Work to be completed:
Each line from the top of the listing through the one holding "const plotLeft = 68, plotRight" should be restated word for word, with nothing added and no pictures.

Data segment:
■ ■ ■

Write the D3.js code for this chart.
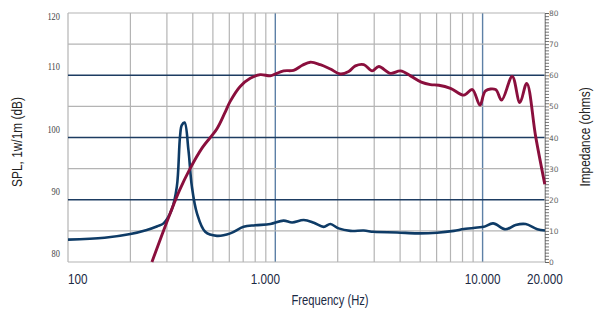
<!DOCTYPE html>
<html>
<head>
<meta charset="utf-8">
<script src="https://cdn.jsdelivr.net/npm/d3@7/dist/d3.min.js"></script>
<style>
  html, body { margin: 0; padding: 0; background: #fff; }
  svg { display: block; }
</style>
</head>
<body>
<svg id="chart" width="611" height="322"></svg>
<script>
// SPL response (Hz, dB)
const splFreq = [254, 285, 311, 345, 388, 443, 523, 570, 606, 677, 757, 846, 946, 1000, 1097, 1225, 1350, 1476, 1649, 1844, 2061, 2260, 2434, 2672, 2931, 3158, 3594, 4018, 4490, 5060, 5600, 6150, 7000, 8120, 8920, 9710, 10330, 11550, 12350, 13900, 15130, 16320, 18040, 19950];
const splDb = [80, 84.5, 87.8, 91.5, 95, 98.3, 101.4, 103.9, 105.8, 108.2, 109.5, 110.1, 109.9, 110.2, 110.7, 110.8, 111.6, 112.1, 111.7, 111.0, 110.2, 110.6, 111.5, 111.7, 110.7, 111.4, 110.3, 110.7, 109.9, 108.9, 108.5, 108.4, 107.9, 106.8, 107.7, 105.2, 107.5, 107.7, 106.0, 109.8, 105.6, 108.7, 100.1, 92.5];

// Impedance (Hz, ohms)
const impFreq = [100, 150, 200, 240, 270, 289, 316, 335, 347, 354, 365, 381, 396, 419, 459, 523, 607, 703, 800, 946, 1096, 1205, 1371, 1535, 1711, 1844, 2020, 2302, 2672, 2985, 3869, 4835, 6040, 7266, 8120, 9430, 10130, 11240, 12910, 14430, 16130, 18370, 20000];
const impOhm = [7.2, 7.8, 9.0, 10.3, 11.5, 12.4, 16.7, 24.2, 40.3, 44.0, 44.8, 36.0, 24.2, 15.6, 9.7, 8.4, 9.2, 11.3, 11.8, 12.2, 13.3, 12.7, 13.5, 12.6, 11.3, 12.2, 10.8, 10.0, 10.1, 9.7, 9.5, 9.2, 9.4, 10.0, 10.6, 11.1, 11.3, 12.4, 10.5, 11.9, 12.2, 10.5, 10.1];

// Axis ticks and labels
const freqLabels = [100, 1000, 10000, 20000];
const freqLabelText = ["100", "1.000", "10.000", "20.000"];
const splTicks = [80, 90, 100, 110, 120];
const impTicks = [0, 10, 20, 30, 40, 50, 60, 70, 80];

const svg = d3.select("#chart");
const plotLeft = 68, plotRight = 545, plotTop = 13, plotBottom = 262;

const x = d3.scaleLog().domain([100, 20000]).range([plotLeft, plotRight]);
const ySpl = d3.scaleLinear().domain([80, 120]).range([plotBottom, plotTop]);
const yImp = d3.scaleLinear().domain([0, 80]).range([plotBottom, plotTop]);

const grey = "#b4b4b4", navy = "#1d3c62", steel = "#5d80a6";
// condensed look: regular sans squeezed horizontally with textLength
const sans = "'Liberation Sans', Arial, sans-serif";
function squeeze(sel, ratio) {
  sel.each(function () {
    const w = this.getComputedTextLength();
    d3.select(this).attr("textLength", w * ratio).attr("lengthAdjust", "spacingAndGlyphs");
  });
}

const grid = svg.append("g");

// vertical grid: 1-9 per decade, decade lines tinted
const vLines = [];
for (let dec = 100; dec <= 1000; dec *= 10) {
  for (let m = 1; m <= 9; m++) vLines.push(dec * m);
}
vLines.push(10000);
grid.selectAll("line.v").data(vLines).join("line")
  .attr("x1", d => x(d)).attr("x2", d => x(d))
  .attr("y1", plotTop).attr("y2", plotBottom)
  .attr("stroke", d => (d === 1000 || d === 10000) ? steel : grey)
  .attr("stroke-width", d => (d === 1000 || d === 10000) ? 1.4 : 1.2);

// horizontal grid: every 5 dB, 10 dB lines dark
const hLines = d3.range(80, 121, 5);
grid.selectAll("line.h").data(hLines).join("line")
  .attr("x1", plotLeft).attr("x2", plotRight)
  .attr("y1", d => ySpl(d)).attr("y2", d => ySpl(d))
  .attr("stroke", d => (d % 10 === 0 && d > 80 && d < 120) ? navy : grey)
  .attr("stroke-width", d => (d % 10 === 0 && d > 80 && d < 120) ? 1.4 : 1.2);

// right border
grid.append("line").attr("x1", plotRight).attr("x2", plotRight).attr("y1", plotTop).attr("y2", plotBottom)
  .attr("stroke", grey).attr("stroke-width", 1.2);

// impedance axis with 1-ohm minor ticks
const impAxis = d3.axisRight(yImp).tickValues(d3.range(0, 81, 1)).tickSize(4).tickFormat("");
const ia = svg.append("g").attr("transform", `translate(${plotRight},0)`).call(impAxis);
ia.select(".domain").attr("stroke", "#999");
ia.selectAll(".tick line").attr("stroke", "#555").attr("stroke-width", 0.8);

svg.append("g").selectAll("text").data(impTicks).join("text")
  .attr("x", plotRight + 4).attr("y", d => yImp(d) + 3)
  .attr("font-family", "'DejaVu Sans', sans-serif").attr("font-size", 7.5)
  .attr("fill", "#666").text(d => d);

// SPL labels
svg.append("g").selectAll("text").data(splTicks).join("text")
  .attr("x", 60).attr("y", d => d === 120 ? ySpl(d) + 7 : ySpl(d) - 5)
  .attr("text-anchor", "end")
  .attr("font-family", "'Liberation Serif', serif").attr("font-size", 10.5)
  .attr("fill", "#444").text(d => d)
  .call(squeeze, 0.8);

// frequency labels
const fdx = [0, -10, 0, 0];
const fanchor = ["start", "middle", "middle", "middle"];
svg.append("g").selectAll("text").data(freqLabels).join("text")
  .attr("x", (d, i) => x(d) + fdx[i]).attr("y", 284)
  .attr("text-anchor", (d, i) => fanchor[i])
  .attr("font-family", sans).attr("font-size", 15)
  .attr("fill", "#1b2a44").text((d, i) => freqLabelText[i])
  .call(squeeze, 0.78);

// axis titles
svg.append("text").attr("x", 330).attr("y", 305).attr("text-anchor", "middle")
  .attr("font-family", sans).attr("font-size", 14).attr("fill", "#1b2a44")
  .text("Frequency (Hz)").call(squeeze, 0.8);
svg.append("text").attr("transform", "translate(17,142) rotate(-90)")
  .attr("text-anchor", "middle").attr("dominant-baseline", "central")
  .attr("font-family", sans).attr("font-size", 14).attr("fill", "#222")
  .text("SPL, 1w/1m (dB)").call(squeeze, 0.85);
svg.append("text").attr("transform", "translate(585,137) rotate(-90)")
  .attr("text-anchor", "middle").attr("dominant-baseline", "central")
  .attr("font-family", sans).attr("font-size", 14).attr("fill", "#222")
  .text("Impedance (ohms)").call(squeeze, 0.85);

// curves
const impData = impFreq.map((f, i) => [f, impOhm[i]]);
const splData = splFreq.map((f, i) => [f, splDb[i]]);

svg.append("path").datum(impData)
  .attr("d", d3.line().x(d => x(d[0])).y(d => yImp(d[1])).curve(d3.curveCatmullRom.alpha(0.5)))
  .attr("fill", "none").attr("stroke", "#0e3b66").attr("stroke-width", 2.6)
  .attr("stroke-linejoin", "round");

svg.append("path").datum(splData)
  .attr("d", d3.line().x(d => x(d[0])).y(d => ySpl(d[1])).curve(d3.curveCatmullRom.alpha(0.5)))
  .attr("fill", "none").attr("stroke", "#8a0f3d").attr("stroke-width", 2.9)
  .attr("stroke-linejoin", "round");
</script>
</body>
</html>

■ ■ ■

Result for this task:
Write the D3.js code for this chart.
<!DOCTYPE html>
<html>
<head>
<meta charset="utf-8">
<script src="https://cdn.jsdelivr.net/npm/d3@7/dist/d3.min.js"></script>
<style>
  html, body { margin: 0; padding: 0; background: #fff; }
  svg { display: block; }
</style>
</head>
<body>
<svg id="chart" width="611" height="322"></svg>
<script>
// SPL response (Hz, dB)
const splFreq = [254, 285, 311, 345, 388, 443, 523, 570, 606, 677, 757, 846, 946, 1000, 1097, 1225, 1350, 1476, 1649, 1844, 2061, 2260, 2434, 2672, 2931, 3158, 3594, 4018, 4490, 5060, 5600, 6150, 7000, 8120, 8920, 9710, 10330, 11550, 12350, 13900, 15130, 16320, 18040, 19950];
const splDb = [80, 84.5, 87.8, 91.5, 95, 98.3, 101.4, 103.9, 105.8, 108.2, 109.5, 110.1, 109.9, 110.2, 110.7, 110.8, 111.6, 112.1, 111.7, 111.0, 110.2, 110.6, 111.5, 111.7, 110.7, 111.4, 110.3, 110.7, 109.9, 108.9, 108.5, 108.4, 107.9, 106.8, 107.7, 105.2, 107.5, 107.7, 106.0, 109.8, 105.6, 108.7, 100.1, 92.5];

// Impedance (Hz, ohms)
const impFreq = [100, 150, 200, 240, 270, 289, 316, 335, 347, 354, 365, 381, 396, 419, 459, 523, 607, 703, 800, 946, 1096, 1205, 1371, 1535, 1711, 1844, 2020, 2302, 2672, 2985, 3869, 4835, 6040, 7266, 8120, 9430, 10130, 11240, 12910, 14430, 16130, 18370, 20000];
const impOhm = [7.2, 7.8, 9.0, 10.3, 11.5, 12.4, 16.7, 24.2, 40.3, 44.0, 44.8, 36.0, 24.2, 15.6, 9.7, 8.4, 9.2, 11.3, 11.8, 12.2, 13.3, 12.7, 13.5, 12.6, 11.3, 12.2, 10.8, 10.0, 10.1, 9.7, 9.5, 9.2, 9.4, 10.0, 10.6, 11.1, 11.3, 12.4, 10.5, 11.9, 12.2, 10.5, 10.1];

// Axis ticks and labels
const freqLabels = [100, 1000, 10000, 20000];
const freqLabelText = ["100", "1.000", "10.000", "20.000"];
const splTicks = [80, 90, 100, 110, 120];
const impTicks = [0, 10, 20, 30, 40, 50, 60, 70, 80];

const svg = d3.select("#chart");
const plotLeft = 68, plotRight = 545, plotTop = 13, plotBottom = 262;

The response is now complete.